Source records

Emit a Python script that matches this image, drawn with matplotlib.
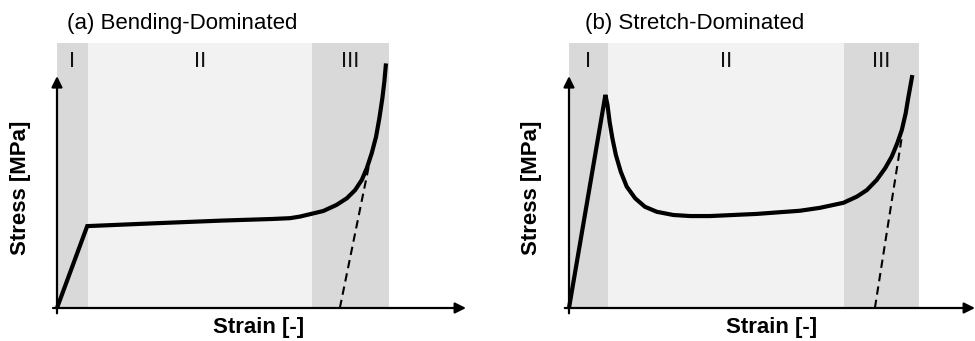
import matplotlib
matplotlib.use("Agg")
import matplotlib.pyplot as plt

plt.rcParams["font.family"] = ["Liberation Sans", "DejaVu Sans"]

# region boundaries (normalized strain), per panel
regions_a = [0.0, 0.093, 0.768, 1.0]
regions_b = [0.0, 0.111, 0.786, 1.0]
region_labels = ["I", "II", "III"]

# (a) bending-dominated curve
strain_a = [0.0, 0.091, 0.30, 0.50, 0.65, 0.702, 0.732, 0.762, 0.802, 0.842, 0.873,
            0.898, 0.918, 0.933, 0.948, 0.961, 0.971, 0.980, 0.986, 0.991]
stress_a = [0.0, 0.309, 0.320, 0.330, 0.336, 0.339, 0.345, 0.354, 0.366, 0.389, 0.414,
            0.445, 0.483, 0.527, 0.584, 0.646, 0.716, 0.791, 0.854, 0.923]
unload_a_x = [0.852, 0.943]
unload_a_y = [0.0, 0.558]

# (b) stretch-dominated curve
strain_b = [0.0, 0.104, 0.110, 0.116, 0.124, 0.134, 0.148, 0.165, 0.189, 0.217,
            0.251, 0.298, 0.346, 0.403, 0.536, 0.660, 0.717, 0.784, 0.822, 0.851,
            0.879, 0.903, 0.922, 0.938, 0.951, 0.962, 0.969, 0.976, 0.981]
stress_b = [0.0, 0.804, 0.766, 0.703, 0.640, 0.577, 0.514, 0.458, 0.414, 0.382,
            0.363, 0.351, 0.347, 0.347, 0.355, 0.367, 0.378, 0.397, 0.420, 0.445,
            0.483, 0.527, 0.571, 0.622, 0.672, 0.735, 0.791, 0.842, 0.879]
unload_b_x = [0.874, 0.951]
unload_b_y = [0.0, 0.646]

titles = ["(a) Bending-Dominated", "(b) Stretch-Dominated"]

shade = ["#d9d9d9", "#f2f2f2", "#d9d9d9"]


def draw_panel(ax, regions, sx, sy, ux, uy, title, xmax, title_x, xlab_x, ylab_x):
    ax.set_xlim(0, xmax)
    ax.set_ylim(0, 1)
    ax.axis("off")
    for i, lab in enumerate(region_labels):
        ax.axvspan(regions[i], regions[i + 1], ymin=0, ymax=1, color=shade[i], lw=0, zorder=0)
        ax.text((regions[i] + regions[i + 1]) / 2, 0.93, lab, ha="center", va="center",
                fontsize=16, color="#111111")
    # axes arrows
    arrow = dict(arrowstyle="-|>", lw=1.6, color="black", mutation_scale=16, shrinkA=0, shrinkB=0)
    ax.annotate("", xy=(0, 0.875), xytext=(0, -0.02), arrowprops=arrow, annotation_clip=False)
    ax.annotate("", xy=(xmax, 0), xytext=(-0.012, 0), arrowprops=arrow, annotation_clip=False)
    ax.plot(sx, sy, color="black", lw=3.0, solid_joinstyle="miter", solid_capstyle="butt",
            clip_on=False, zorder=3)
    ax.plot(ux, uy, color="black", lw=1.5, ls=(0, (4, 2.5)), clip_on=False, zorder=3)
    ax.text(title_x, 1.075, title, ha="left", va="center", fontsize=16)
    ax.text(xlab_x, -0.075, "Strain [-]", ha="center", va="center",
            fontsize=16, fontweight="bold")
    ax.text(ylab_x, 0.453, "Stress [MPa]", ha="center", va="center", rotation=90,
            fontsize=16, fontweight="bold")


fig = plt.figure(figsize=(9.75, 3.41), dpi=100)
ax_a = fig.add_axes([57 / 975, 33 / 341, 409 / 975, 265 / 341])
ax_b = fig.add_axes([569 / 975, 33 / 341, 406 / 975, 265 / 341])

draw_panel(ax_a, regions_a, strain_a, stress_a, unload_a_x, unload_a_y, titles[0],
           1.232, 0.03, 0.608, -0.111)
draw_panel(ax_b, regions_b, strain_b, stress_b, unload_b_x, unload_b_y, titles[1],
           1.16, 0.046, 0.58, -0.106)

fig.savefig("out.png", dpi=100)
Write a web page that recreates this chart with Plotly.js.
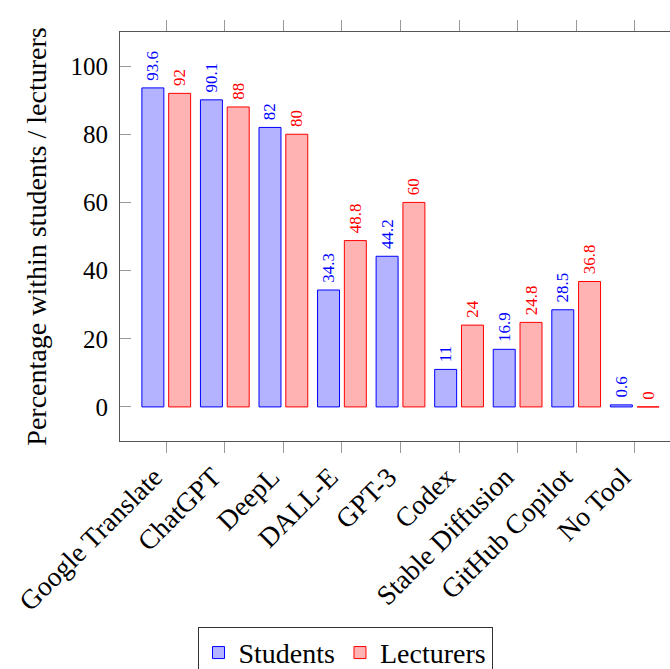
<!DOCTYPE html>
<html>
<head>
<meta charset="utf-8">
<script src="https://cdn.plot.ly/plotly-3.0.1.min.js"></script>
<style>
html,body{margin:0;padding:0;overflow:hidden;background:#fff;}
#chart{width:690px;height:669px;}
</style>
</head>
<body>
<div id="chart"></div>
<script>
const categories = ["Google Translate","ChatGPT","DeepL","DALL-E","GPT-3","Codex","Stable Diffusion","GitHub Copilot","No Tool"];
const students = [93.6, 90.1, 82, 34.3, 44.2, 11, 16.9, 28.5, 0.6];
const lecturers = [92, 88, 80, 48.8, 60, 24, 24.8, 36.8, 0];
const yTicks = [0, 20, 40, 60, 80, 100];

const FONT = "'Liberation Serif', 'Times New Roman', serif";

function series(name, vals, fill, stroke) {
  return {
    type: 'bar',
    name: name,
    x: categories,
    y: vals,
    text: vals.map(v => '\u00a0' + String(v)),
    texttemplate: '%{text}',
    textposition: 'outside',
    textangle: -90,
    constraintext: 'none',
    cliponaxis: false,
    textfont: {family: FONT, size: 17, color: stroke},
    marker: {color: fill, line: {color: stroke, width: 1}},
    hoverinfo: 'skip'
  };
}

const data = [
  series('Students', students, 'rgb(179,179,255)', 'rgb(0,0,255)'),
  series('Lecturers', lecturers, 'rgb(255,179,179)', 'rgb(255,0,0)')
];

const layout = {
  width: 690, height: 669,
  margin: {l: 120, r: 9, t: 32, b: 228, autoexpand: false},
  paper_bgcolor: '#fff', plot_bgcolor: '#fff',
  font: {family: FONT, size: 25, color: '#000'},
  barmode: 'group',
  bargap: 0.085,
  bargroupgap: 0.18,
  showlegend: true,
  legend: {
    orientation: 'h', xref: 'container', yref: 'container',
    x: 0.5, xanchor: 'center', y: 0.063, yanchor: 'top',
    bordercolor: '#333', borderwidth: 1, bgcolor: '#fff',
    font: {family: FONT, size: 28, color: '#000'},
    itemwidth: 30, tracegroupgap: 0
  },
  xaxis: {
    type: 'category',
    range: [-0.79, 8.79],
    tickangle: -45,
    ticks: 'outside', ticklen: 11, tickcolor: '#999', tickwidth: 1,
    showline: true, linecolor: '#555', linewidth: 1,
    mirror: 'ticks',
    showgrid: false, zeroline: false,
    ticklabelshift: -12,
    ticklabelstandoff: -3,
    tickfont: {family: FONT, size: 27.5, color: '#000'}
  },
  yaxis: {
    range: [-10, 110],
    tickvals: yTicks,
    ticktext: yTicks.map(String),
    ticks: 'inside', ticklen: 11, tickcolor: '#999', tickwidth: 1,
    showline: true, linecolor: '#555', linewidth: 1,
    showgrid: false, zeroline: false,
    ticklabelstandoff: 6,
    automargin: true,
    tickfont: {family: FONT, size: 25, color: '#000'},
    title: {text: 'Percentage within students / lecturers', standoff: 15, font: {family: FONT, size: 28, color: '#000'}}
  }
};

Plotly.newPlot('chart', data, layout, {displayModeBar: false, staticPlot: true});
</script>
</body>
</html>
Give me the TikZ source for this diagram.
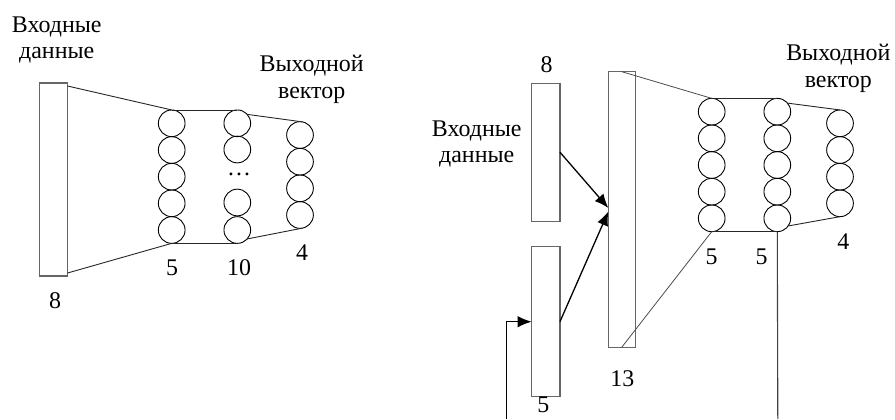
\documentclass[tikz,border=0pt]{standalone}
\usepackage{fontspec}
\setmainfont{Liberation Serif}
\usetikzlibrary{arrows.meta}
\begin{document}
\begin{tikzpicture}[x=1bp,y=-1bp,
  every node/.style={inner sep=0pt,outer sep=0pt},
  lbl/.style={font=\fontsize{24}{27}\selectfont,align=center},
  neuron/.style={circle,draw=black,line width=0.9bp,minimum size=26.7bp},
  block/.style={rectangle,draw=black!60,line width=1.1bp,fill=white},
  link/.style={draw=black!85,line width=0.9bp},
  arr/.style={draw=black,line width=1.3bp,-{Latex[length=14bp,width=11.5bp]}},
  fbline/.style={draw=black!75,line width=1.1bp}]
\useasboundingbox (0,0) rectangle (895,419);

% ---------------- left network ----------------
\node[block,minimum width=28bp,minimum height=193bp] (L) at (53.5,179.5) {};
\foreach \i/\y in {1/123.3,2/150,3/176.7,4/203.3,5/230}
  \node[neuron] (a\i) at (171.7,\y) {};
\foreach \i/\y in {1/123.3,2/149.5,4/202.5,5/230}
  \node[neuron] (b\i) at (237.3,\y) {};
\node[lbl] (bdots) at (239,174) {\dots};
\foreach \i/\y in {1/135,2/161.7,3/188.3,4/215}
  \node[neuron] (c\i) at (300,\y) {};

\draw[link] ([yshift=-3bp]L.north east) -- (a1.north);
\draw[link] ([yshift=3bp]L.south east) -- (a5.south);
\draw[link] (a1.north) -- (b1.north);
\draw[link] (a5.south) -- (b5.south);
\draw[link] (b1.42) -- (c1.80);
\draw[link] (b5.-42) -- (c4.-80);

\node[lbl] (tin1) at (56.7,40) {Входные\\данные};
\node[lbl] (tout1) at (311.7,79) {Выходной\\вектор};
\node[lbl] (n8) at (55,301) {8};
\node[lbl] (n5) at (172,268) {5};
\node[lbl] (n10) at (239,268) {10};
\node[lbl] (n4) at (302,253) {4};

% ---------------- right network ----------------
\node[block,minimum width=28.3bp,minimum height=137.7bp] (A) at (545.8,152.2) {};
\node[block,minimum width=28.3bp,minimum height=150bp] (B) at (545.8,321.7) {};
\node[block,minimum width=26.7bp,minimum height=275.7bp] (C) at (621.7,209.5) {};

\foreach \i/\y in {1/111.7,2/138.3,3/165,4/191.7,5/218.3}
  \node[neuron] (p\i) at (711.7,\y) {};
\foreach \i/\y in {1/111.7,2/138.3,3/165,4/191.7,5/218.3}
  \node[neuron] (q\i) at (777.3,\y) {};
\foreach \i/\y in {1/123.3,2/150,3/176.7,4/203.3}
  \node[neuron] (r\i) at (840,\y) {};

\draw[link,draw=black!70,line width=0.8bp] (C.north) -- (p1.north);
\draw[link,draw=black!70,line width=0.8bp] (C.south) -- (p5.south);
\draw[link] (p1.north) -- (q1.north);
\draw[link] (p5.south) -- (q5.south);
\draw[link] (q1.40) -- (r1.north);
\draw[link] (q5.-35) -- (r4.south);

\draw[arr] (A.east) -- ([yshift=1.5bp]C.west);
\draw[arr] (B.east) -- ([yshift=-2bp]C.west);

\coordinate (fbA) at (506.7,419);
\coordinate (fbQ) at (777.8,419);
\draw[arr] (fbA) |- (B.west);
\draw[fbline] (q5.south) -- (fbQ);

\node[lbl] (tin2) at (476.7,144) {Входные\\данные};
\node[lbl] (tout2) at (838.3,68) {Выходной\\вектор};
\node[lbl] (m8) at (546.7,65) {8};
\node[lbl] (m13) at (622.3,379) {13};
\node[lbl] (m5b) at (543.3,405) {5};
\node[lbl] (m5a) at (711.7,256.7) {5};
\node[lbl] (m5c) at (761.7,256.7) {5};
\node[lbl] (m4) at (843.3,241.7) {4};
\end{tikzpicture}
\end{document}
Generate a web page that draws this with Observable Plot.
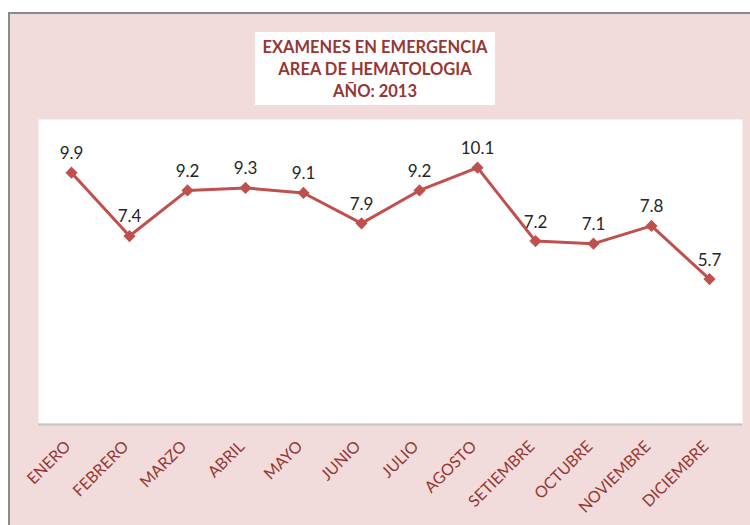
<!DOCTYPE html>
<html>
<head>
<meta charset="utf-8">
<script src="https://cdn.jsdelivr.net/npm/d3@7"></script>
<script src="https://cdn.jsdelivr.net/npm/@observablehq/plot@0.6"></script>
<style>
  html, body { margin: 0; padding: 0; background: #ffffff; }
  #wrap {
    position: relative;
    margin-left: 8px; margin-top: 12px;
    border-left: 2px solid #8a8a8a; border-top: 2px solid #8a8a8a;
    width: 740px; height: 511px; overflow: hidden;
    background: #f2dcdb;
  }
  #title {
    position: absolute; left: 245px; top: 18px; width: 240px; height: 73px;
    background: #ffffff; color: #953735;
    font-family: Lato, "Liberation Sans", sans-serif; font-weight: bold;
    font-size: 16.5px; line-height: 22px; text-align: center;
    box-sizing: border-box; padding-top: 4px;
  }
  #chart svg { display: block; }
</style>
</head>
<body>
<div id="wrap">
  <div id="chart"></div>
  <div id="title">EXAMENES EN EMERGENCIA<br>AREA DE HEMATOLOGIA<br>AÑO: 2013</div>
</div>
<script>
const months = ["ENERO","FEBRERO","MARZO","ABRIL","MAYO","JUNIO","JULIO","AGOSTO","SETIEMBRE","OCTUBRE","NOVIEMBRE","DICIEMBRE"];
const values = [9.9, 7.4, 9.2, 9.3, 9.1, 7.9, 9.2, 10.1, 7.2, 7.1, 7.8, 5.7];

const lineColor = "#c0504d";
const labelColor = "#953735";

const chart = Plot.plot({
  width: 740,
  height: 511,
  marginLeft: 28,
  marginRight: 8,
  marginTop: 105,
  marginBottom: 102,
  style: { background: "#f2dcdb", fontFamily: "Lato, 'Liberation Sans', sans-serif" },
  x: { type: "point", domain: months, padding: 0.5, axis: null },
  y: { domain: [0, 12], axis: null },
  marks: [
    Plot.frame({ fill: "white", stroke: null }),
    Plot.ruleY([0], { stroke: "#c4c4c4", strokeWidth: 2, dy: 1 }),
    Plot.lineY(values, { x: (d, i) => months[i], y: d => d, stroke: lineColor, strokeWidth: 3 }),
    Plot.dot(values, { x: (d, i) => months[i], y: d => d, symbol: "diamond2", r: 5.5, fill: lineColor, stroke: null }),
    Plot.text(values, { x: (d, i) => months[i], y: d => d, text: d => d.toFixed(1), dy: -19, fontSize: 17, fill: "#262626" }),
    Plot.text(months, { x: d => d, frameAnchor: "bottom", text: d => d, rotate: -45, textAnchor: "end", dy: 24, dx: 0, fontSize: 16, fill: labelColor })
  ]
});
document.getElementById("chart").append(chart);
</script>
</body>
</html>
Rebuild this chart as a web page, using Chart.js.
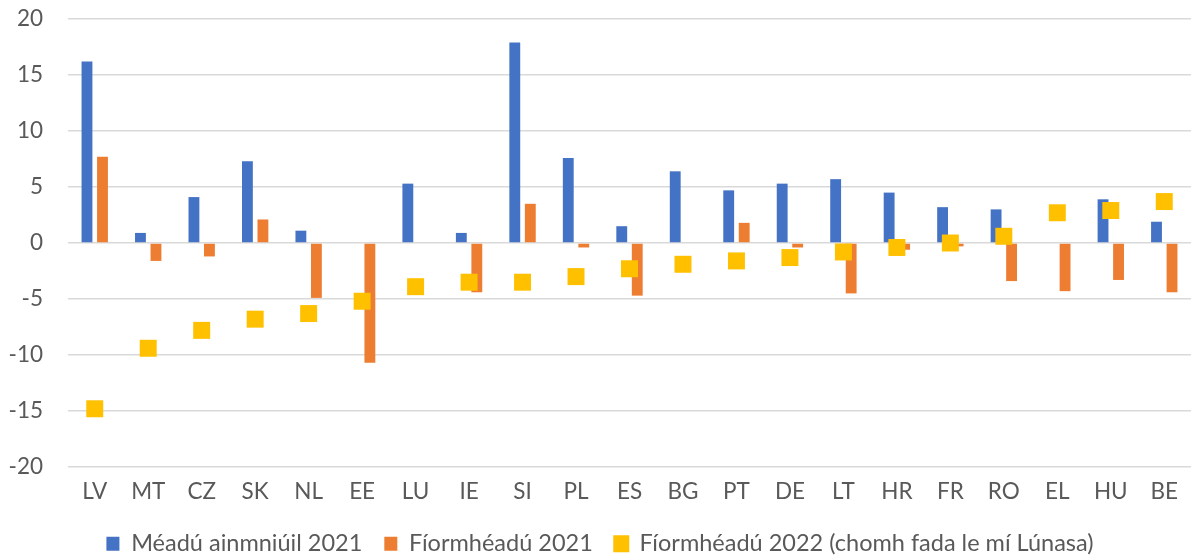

• [Exercise aim]:
Repeat only the lines between the start of the data and the line with "unload_a_y = [0.0, 0.558]", including those two lines, and skip the pictures.

• [Answer below]:
Emit a Python script that matches this image, drawn with matplotlib.
import matplotlib
matplotlib.use("Agg")
import matplotlib.pyplot as plt

plt.rcParams["font.family"] = ["Liberation Sans", "DejaVu Sans"]

# region boundaries (normalized strain), per panel
regions_a = [0.0, 0.093, 0.768, 1.0]
regions_b = [0.0, 0.111, 0.786, 1.0]
region_labels = ["I", "II", "III"]

# (a) bending-dominated curve
strain_a = [0.0, 0.091, 0.30, 0.50, 0.65, 0.702, 0.732, 0.762, 0.802, 0.842, 0.873,
            0.898, 0.918, 0.933, 0.948, 0.961, 0.971, 0.980, 0.986, 0.991]
stress_a = [0.0, 0.309, 0.320, 0.330, 0.336, 0.339, 0.345, 0.354, 0.366, 0.389, 0.414,
            0.445, 0.483, 0.527, 0.584, 0.646, 0.716, 0.791, 0.854, 0.923]
unload_a_x = [0.852, 0.943]
unload_a_y = [0.0, 0.558]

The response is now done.